** Your task **
Transcribe each line of the material as it is, and drop any picture.

** Supplied data **
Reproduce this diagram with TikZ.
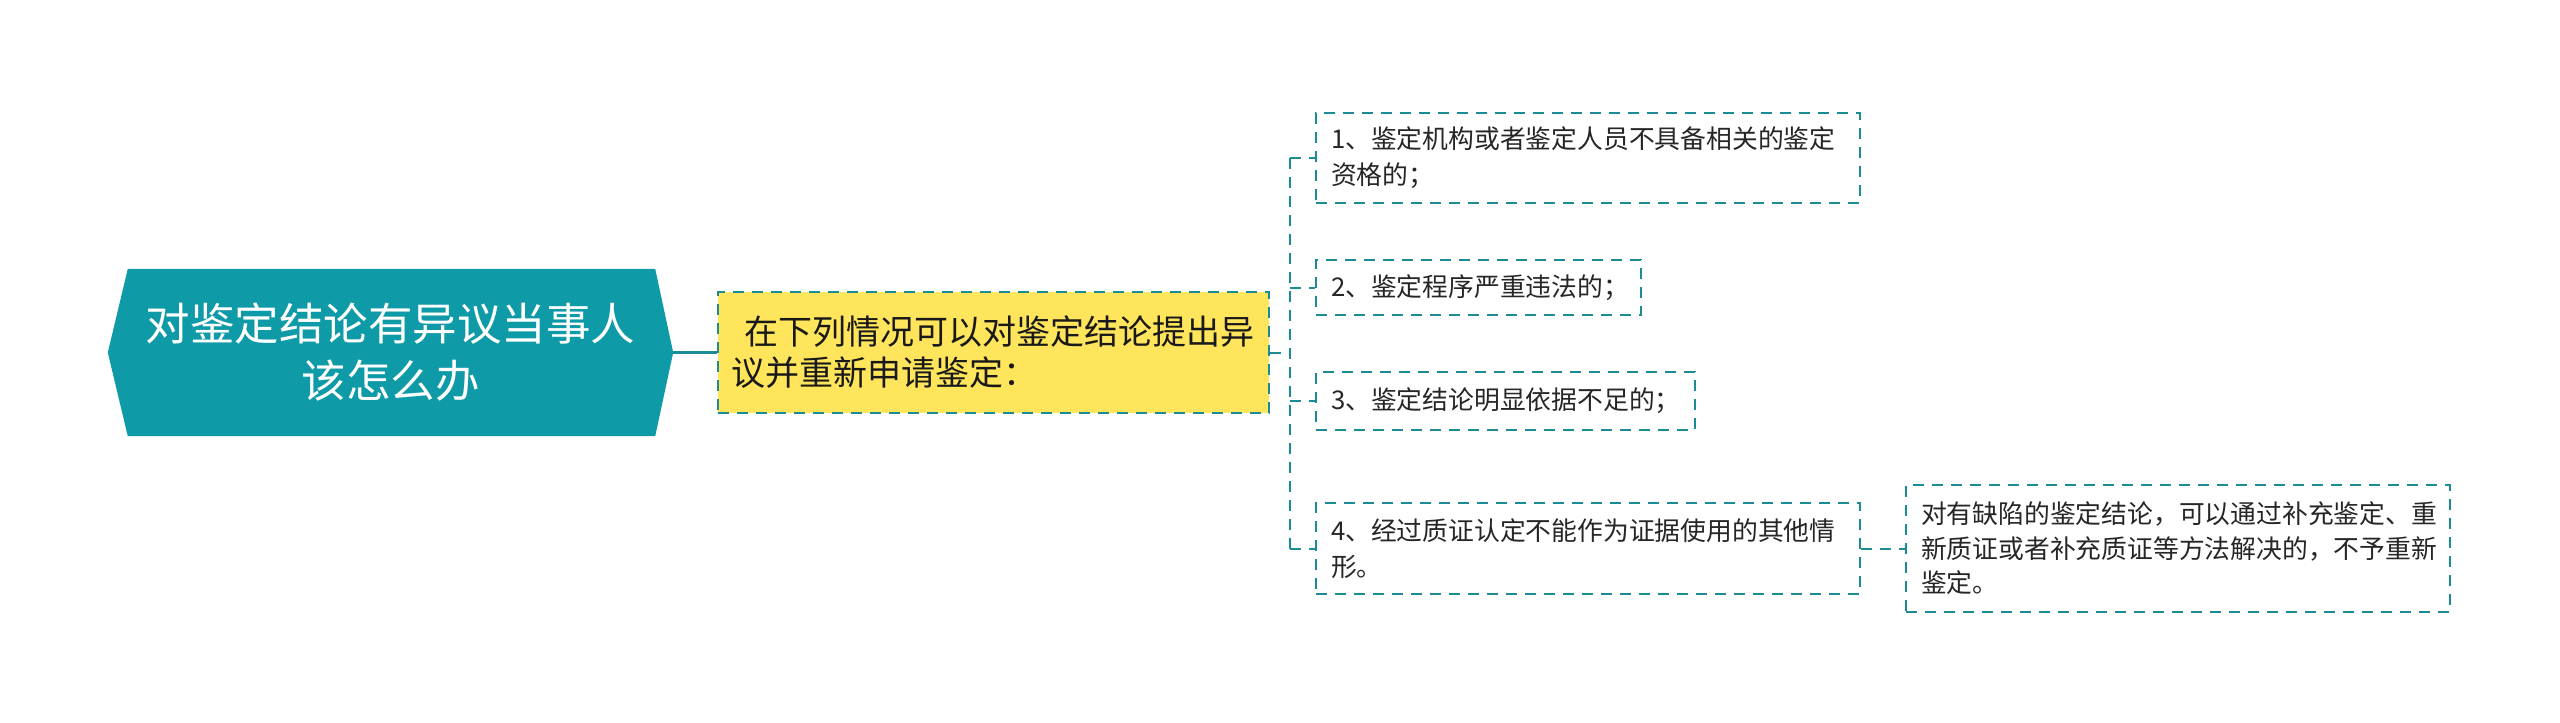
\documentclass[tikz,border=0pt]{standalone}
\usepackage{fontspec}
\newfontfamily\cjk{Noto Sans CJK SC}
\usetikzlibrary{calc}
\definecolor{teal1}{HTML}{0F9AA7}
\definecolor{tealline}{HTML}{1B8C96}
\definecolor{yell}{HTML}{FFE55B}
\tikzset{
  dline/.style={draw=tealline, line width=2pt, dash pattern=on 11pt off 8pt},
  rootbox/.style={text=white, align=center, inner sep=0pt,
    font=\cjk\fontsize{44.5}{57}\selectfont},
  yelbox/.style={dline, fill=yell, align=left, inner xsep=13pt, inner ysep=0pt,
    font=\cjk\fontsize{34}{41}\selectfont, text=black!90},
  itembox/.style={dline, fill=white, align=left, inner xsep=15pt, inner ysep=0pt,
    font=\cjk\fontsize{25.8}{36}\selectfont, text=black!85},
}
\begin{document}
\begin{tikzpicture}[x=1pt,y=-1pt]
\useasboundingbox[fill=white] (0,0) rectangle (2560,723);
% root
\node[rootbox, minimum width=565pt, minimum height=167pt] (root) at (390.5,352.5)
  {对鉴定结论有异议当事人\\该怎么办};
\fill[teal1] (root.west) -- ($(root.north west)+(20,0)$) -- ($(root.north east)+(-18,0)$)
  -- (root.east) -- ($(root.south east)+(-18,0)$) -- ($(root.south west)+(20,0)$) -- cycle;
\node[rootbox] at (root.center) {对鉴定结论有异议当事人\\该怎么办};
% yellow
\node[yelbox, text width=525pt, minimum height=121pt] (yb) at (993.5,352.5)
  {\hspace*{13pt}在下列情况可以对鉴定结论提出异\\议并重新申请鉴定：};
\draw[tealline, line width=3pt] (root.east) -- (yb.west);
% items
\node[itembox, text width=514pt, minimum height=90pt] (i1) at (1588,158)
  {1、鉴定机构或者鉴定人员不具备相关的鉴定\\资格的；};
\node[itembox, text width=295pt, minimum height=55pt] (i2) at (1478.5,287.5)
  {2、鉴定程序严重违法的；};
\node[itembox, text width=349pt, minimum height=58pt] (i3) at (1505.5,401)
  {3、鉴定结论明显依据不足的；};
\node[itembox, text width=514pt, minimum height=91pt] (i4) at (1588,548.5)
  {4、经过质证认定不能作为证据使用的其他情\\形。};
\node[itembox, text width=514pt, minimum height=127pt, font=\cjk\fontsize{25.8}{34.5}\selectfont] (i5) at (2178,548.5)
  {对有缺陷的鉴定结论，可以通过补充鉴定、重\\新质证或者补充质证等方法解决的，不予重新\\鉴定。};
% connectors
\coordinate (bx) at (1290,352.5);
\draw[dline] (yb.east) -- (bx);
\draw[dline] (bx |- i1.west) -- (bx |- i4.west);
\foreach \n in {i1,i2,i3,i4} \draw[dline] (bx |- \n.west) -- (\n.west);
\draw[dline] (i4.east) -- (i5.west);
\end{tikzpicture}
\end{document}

** Exercise output **
Reproduce this diagram with TikZ.
\documentclass[tikz,border=0pt]{standalone}
\usepackage{fontspec}
\newfontfamily\cjk{Noto Sans CJK SC}
\usetikzlibrary{calc}
\definecolor{teal1}{HTML}{0F9AA7}
\definecolor{tealline}{HTML}{1B8C96}
\definecolor{yell}{HTML}{FFE55B}
\tikzset{
  dline/.style={draw=tealline, line width=2pt, dash pattern=on 11pt off 8pt},
  rootbox/.style={text=white, align=center, inner sep=0pt,
    font=\cjk\fontsize{44.5}{57}\selectfont},
  yelbox/.style={dline, fill=yell, align=left, inner xsep=13pt, inner ysep=0pt,
    font=\cjk\fontsize{34}{41}\selectfont, text=black!90},
  itembox/.style={dline, fill=white, align=left, inner xsep=15pt, inner ysep=0pt,
    font=\cjk\fontsize{25.8}{36}\selectfont, text=black!85},
}
\begin{document}
\begin{tikzpicture}[x=1pt,y=-1pt]
\useasboundingbox[fill=white] (0,0) rectangle (2560,723);
% root
\node[rootbox, minimum width=565pt, minimum height=167pt] (root) at (390.5,352.5)
  {对鉴定结论有异议当事人\\该怎么办};
\fill[teal1] (root.west) -- ($(root.north west)+(20,0)$) -- ($(root.north east)+(-18,0)$)
  -- (root.east) -- ($(root.south east)+(-18,0)$) -- ($(root.south west)+(20,0)$) -- cycle;
\node[rootbox] at (root.center) {对鉴定结论有异议当事人\\该怎么办};
% yellow
\node[yelbox, text width=525pt, minimum height=121pt] (yb) at (993.5,352.5)
  {\hspace*{13pt}在下列情况可以对鉴定结论提出异\\议并重新申请鉴定：};
\draw[tealline, line width=3pt] (root.east) -- (yb.west);
% items
\node[itembox, text width=514pt, minimum height=90pt] (i1) at (1588,158)
  {1、鉴定机构或者鉴定人员不具备相关的鉴定\\资格的；};
\node[itembox, text width=295pt, minimum height=55pt] (i2) at (1478.5,287.5)
  {2、鉴定程序严重违法的；};
\node[itembox, text width=349pt, minimum height=58pt] (i3) at (1505.5,401)
  {3、鉴定结论明显依据不足的；};
\node[itembox, text width=514pt, minimum height=91pt] (i4) at (1588,548.5)
  {4、经过质证认定不能作为证据使用的其他情\\形。};
\node[itembox, text width=514pt, minimum height=127pt, font=\cjk\fontsize{25.8}{34.5}\selectfont] (i5) at (2178,548.5)
  {对有缺陷的鉴定结论，可以通过补充鉴定、重\\新质证或者补充质证等方法解决的，不予重新\\鉴定。};
% connectors
\coordinate (bx) at (1290,352.5);
\draw[dline] (yb.east) -- (bx);
\draw[dline] (bx |- i1.west) -- (bx |- i4.west);
\foreach \n in {i1,i2,i3,i4} \draw[dline] (bx |- \n.west) -- (\n.west);
\draw[dline] (i4.east) -- (i5.west);
\end{tikzpicture}
\end{document}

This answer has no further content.